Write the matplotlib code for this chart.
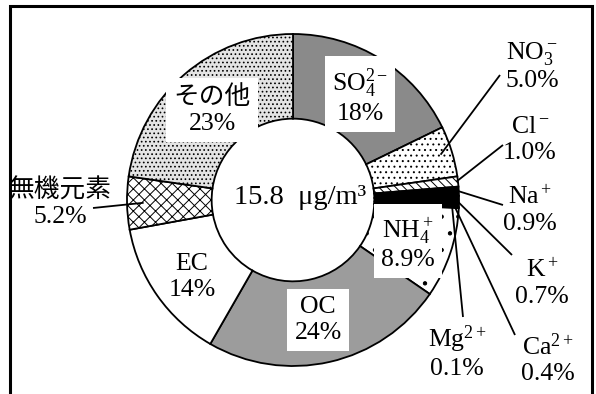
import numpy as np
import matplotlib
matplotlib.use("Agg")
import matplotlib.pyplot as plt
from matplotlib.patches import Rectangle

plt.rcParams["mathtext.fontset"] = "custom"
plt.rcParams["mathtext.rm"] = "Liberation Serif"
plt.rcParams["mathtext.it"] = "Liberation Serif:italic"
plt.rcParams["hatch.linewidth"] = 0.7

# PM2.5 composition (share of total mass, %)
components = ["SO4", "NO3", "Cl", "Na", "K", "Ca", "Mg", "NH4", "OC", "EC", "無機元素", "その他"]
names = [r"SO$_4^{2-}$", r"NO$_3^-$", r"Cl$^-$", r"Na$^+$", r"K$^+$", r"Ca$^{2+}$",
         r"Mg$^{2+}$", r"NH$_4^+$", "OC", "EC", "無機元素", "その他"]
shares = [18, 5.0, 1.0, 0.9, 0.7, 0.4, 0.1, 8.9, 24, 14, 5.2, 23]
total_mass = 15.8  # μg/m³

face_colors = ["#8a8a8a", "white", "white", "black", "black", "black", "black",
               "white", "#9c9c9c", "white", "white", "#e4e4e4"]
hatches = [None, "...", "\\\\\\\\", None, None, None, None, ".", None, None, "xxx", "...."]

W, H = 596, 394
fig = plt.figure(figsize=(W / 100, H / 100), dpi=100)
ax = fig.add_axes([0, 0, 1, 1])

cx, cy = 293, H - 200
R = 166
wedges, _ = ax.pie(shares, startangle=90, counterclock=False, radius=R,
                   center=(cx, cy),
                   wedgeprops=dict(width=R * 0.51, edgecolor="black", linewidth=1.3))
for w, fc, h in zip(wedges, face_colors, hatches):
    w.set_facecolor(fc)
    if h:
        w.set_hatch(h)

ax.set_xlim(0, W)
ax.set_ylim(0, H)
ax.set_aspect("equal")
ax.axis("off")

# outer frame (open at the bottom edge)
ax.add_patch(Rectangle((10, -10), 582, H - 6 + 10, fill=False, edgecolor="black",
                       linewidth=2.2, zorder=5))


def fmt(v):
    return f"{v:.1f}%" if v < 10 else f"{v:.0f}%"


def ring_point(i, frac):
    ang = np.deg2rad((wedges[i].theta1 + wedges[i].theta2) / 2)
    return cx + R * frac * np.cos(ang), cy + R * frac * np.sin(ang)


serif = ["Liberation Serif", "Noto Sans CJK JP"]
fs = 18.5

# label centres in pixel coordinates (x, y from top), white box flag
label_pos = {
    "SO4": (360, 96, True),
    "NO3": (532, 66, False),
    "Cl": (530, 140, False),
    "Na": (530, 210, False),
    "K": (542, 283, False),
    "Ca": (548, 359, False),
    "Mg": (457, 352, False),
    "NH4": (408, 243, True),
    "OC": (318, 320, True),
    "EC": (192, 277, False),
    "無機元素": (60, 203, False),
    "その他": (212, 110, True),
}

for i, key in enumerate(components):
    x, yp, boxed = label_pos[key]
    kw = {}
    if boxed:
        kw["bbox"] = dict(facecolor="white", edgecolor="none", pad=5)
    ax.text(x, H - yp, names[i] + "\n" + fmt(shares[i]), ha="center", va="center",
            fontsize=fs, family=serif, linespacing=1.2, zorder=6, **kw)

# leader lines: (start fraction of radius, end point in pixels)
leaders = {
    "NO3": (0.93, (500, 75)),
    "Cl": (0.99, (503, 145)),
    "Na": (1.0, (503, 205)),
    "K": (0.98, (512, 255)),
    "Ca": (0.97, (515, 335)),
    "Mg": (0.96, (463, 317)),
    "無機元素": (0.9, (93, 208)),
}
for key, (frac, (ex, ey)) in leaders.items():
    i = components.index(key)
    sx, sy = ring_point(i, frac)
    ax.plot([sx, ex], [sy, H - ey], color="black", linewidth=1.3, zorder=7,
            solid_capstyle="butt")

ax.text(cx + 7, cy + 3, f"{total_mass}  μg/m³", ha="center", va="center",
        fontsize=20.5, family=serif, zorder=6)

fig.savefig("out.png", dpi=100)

▶ Short exercise:
Pull every line containing the word "matplotlib" out of the material.

▶ Response below:
Write the matplotlib code for this chart.
import matplotlib
matplotlib.use("Agg")
import matplotlib.pyplot as plt
from matplotlib.patches import Rectangle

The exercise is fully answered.